The vulnerability is in the mobile transmission towers that VoLTE calls are routed over. VoLTE calls run over 4G and are normally encrypted. A provider must create a separate encryption key for each call. However, according to the researchers, many providers use the same stream cipher on the base stations of a cell tower or the keys can be retrieved with a predictable algorithm. This makes it possible to tap an encrypted conversation and decrypt it later.

An attacker must first have a conversation with a victim himself. Moreover, this must be done on the same transmission mast as on which an encrypted call takes place. During that conversation, the encryption key can be retrieved. The length of a conversation is important here; if an attacker and a victim call for two minutes, the attacker can afterwards eavesdrop on another intercepted conversation for two minutes.

According to the researchers, the attack can be carried out with equipment that costs around 6,000 euros, such as an imsi catcher.
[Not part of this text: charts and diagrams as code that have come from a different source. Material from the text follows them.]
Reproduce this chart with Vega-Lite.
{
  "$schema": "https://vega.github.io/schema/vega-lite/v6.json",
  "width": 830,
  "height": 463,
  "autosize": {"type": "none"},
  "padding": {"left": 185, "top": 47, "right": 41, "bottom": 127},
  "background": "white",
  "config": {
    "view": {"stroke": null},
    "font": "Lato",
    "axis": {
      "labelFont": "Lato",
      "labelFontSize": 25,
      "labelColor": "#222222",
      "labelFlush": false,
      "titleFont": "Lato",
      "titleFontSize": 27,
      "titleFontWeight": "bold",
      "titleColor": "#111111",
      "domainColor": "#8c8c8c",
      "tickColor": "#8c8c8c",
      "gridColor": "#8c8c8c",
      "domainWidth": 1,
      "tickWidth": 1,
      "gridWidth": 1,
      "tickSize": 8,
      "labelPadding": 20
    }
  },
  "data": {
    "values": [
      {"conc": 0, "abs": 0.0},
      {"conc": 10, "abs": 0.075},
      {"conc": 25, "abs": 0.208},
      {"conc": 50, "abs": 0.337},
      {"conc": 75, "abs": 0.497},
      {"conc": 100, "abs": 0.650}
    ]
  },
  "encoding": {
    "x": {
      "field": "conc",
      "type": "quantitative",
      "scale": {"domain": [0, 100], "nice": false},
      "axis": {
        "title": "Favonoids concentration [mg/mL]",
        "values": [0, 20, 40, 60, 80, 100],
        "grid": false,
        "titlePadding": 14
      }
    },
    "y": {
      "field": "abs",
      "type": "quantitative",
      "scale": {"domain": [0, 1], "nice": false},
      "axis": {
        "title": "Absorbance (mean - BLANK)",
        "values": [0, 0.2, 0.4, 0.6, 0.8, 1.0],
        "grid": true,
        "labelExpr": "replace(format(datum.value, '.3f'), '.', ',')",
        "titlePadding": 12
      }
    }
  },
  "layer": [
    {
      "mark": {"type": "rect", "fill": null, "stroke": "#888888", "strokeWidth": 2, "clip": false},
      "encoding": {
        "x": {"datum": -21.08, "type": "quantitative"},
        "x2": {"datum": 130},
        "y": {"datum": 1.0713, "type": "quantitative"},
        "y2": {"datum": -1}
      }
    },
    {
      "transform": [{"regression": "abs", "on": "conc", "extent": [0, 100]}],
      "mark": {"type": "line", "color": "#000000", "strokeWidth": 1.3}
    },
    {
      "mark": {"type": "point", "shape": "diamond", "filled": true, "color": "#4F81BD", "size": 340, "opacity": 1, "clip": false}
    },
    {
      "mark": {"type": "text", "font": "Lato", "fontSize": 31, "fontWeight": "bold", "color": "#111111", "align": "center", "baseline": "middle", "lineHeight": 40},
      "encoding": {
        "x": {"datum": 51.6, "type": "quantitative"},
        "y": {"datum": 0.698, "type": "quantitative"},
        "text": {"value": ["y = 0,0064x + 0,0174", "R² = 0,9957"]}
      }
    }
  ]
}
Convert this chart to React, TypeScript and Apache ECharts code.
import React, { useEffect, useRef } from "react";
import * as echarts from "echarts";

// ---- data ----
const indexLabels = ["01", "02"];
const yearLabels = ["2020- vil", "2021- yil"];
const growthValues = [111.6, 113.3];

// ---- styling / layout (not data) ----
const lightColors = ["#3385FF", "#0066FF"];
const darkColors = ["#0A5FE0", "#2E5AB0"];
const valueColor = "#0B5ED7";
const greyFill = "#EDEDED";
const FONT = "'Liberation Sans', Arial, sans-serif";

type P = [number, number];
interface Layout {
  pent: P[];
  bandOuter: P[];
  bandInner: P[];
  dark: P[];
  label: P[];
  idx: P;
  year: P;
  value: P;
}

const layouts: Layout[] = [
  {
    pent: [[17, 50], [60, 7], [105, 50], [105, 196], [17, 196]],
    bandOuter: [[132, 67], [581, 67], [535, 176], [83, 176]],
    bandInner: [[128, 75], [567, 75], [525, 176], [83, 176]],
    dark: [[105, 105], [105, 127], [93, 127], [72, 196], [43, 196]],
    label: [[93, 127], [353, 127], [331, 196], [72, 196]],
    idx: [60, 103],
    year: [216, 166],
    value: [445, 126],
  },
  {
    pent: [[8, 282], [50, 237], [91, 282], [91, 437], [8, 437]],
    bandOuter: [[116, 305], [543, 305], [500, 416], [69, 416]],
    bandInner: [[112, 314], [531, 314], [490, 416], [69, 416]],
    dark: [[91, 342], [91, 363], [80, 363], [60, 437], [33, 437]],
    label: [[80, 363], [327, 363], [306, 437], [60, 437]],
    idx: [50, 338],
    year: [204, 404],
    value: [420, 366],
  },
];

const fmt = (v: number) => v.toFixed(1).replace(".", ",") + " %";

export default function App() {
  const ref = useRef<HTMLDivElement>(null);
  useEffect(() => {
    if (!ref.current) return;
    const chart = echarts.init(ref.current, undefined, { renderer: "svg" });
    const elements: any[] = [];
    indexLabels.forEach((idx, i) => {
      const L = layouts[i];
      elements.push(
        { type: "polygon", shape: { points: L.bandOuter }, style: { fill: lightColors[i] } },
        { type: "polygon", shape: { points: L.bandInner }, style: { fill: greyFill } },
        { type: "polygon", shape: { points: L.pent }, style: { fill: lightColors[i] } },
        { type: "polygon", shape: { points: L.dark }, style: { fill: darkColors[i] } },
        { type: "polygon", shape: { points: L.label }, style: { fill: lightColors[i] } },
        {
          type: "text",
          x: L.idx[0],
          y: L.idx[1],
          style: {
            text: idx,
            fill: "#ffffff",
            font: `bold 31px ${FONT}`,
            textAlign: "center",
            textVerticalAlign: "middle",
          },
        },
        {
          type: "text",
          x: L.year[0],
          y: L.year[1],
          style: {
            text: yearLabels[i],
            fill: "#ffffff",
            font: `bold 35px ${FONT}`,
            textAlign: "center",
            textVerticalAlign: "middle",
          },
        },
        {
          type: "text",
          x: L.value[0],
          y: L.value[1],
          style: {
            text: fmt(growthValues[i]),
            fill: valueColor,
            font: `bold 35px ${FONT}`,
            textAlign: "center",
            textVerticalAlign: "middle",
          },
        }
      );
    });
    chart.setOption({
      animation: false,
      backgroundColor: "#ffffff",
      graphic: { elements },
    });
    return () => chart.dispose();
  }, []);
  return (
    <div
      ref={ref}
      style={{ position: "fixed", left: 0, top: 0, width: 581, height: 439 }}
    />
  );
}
In addition, telephones and the interception software Airscope are required. The researchers say they conducted a demonstration of the attack on a commercial network in Germany. They want to show that the attack can be carried out practically.

It is not known which telecom providers all suffer from the same vulnerability. The researchers have reported the leak to the GSMA. In Germany, providers are said to have solved the problem.